Lagos continues the decade-long rule of the Concertacion, a center-left coalition government that restored democracy in 1990. He defeated a rightist rival, Joaquin Lavin, on Jan. 16 in the closest of the three presidential elections since the end of dictatorship.
Lagos is Chile's first socialist president since Marxist Salvador Allende, toppled in the 1973 coup that ushered in Pinochet's 17-year rule. But the new leader does not espouse radicalism. The Duke University-educated economist promises improved public education, better health services for the poor and unemployment benefits in a country intent on building a social safety net to match its free-market reforms.

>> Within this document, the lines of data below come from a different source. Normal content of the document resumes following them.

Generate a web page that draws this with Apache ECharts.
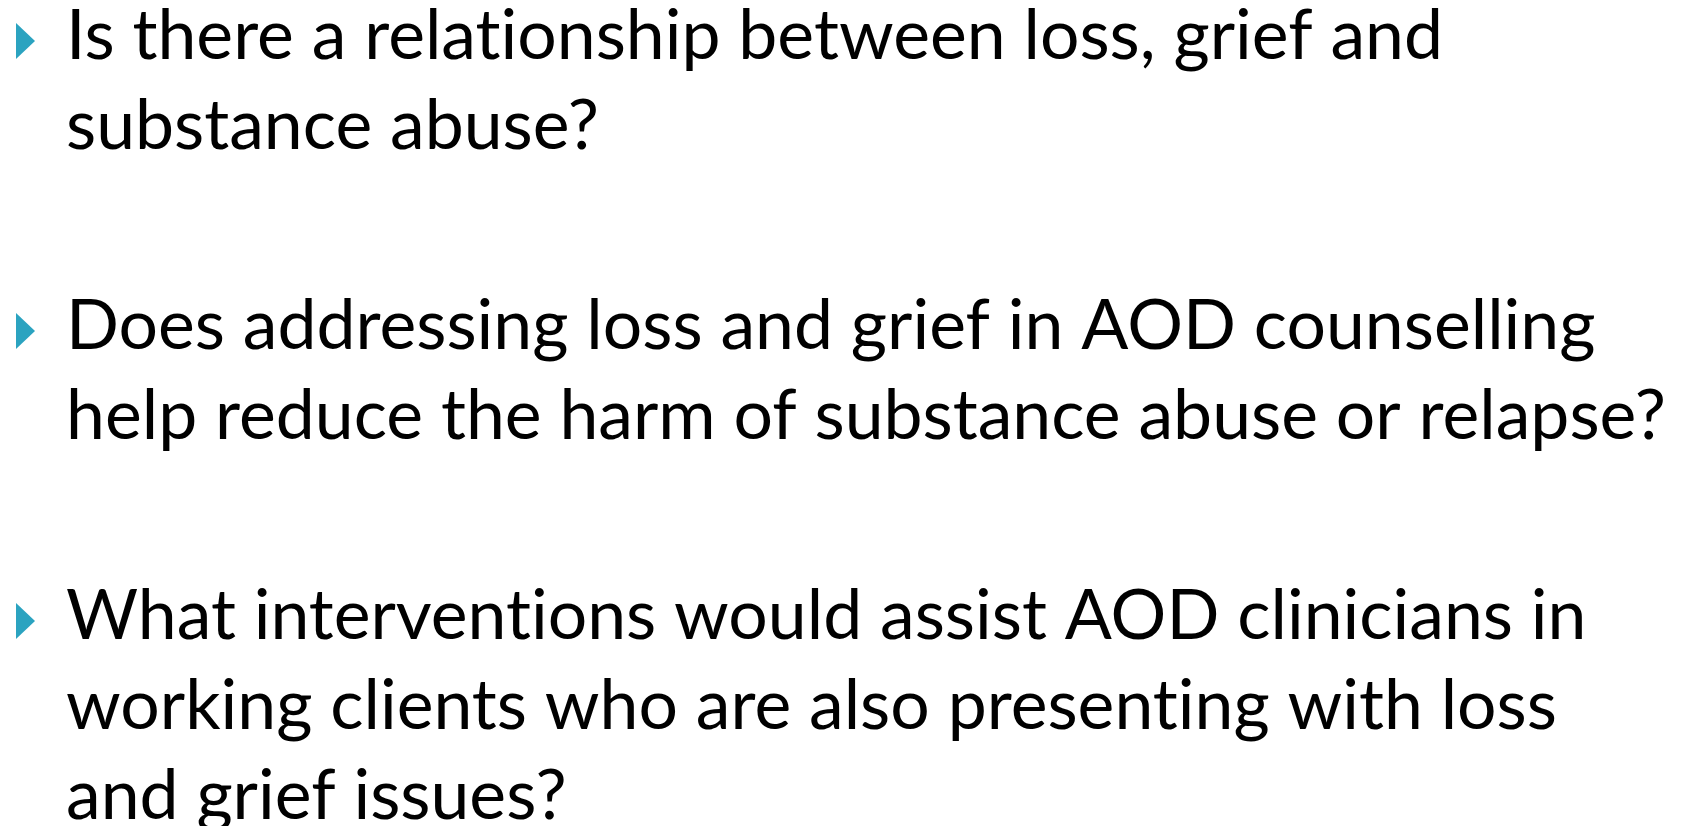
<!DOCTYPE html>
<html>
<head>
<meta charset="utf-8">
<title>Loss, grief and substance abuse</title>
<script src="https://cdn.jsdelivr.net/npm/echarts@6/dist/echarts.min.js"></script>
<style>
  html, body { margin: 0; padding: 0; background: #ffffff; }
  #main { width: 1690px; height: 826px; }
</style>
</head>
<body>
<div id="main"></div>
<script>
// slide content: one array of wrapped lines per bullet
const bullet1 = ['Is there a relationship between loss, grief and', 'substance abuse?'];
const bullet2 = ['Does addressing loss and grief in AOD counselling', 'help reduce the harm of substance abuse or relapse?'];
const bullet3 = ['What interventions would assist AOD clinicians in', 'working clients who are also presenting with loss', 'and grief issues?'];
const bullets = [bullet1, bullet2, bullet3];

const fontFamily = 'Lato';
const textColor = '#000000';
const bulletColor = '#2BA3C0';

// layout measured from the slide
const textLeft = 66;
const textRight = 1667;
const firstBaselines = [59, 349, 639];
const lineGap = 90;

// Lato joins "ti" / "fi" into ligatures, the slide font does not
const noLig = (s) => s.replace(/t(?=i)/g, 't\u200C').replace(/f(?=[il])/g, 'f\u200C');

const chart = echarts.init(document.getElementById('main'));

// size the font so the longest line spans the same width as on the slide
const ctx = document.createElement('canvas').getContext('2d');
ctx.font = '100px ' + fontFamily;
let widest = 0;
bullets.forEach((b) => b.forEach((l) => { widest = Math.max(widest, ctx.measureText(noLig(l)).width); }));
const fontSize = Math.round(100 * (textRight - textLeft) / widest * 10) / 10;
ctx.font = fontSize + 'px ' + fontFamily;
ctx.textBaseline = 'middle';
const midToBase = ctx.measureText('H').actualBoundingBoxDescent;

const graphics = [];
bullets.forEach((lines, i) => {
  const base = firstBaselines[i];
  graphics.push({
    type: 'polygon',
    shape: { points: [[16, base - 36], [35, base - 18], [16, base]] },
    style: { fill: bulletColor },
  });
  lines.forEach((line, j) => {
    graphics.push({
      type: 'text',
      x: textLeft,
      y: base + j * lineGap - midToBase,
      style: {
        text: noLig(line),
        fill: textColor,
        font: fontSize + 'px ' + fontFamily,
        verticalAlign: 'middle',
        align: 'left',
      },
    });
  });
});

chart.setOption({
  backgroundColor: '#ffffff',
  animation: false,
  graphic: graphics,
});
</script>
</body>
</html>
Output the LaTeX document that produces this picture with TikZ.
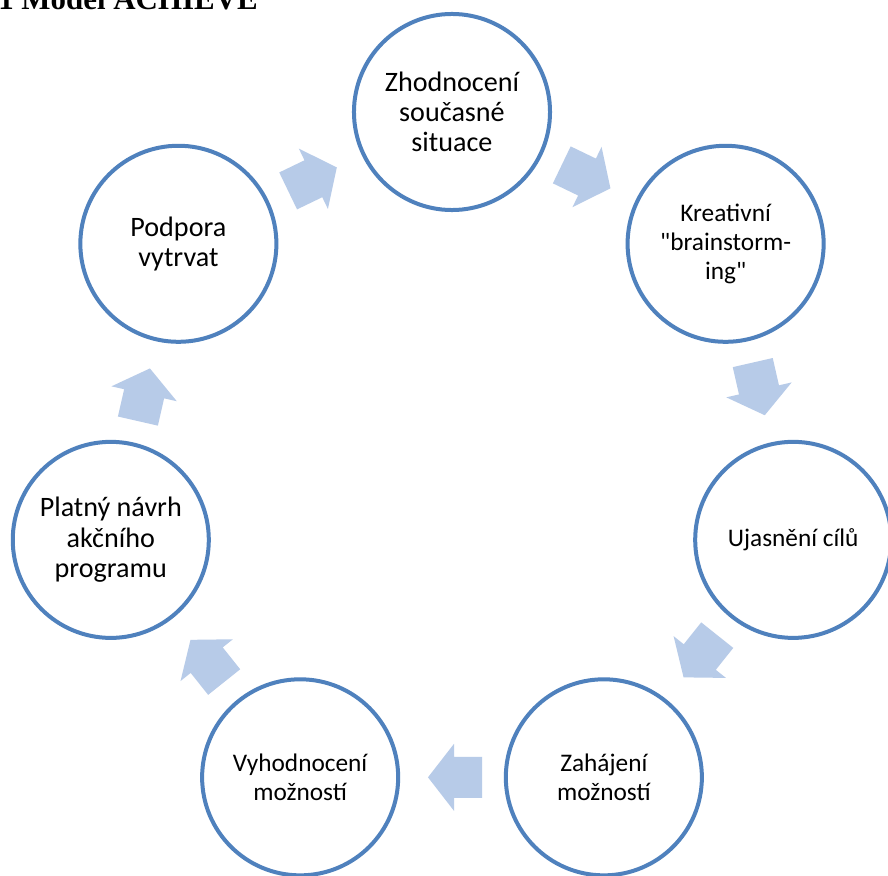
\documentclass[tikz,border=0pt]{standalone}
\usepackage{fontspec}
\setmainfont{Carlito}[Ligatures=TeXOff]
\newfontfamily\captionserif{Liberation Serif}
\usetikzlibrary{calc}
\definecolor{ringblue}{RGB}{79,129,189}
\definecolor{arrowblue}{RGB}{183,203,232}

\begin{document}
\begin{tikzpicture}[x=0.025cm, y=0.025cm,
  phase/.style={circle, draw=ringblue, line width=0.1cm, fill=white,
    minimum size=4.9cm, inner sep=0pt, align=center},
  big/.style={font=\fontsize{20}{21.5}\selectfont},
  small/.style={font=\fontsize{18}{20.5}\selectfont},
  flow/.style={fill=arrowblue}]
  \useasboundingbox (-452,-413) rectangle (436,462);
  \fill[white] (-452,-413) rectangle (436,462);
  % caption cut off by the page edge
  \node[anchor=base west, inner sep=0pt,
    font=\captionserif\bfseries\fontsize{22}{26}\selectfont] (title) at (-454,452) {1 Model ACHIEVE};
  % the seven phases round the ring
  \node[phase, big]   (c0) at (90:350)            {Zhodnocení\\současné\\situace};
  \node[phase, small] (c1) at ({90-360/7}:350)    {Kreativní\\"brainstorm-\\ing"};
  \node[phase, small] (c2) at ({90-2*360/7}:350)  {Ujasnění cílů};
  \node[phase, small] (c3) at ({90-3*360/7}:350)  {Zahájení\\možností};
  \node[phase, small] (c4) at ({90-4*360/7}:350)  {Vyhodnocení\\možností};
  \node[phase, big]   (c5) at ({90-5*360/7}:350)  {Platný návrh\\akčního\\programu};
  \node[phase, big]   (c6) at ({90-6*360/7}:350)  {Podpora\\vytrvat};
  % block arrows between neighbours
  \foreach \i/\j in {0/1,1/2,2/3,3/4,4/5,5/6,6/0} {
    \pgfmathsetmacro\a{90-(\i+0.5)*360/7}
    \fill[flow, shift={($(c\i)!0.5!(c\j)$)}, rotate=\a-90]
      (-30,-20.5) -- (-2,-20.5) -- (-2,-33.5) -- (24,0)
      -- (-2,33.5) -- (-2,20.5) -- (-30,20.5) -- cycle;
  }
\end{tikzpicture}
\end{document}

His main challenge: to restore Chile's economic growth rates to those enjoyed during the first years after democracy's return.
Chile became the envy of its Latin American neighbors after trailblazing a free-market path. Gross Domestic Product expanded 7.3 percent a year on average. But last year, the country slipped into its worst recession since the mid-1980s: GDP fell 1.1 percent and the unemployment rate doubled to more than 11 percent.
One in five Chileans, or 22 percent of the country's 14.5 million people, remain in poverty, though that is down from 46 percent in 1987. Lagos has promised 150,000 more jobs in his first six months in office.
And although per capita income more than doubled from $2,500 in 1990 to $5,700 in 1998, Lagos has said he understands the "legitimate sense of frustration" of those left out of the economic good fortune.
"After the election, we all unite behind the same car to push with force, and that car is called Chile," he said Saturday.
There are positive economic signs. GDP is expected to grow again by as much as 6 percent this year, and the jobless rate has dropped to less than 9 percent.
Lagos, 61, entered the public eye in 1988, when he worked to defeat a referendum that would have extended Pinochet's control until the turn of the century. In a televised debate on the referendum, Lagos pointed his finger diectly into the camera as if addressing Pinochet personally, calling him a "liar" and "ambitious" for wanting to hang onto power.
Pinochet is back home in Chile after spending 16 months in confinement in Britain fighting attempts to prosecute him for his regime's human rights abuses. He did not attend Saturday's ceremony.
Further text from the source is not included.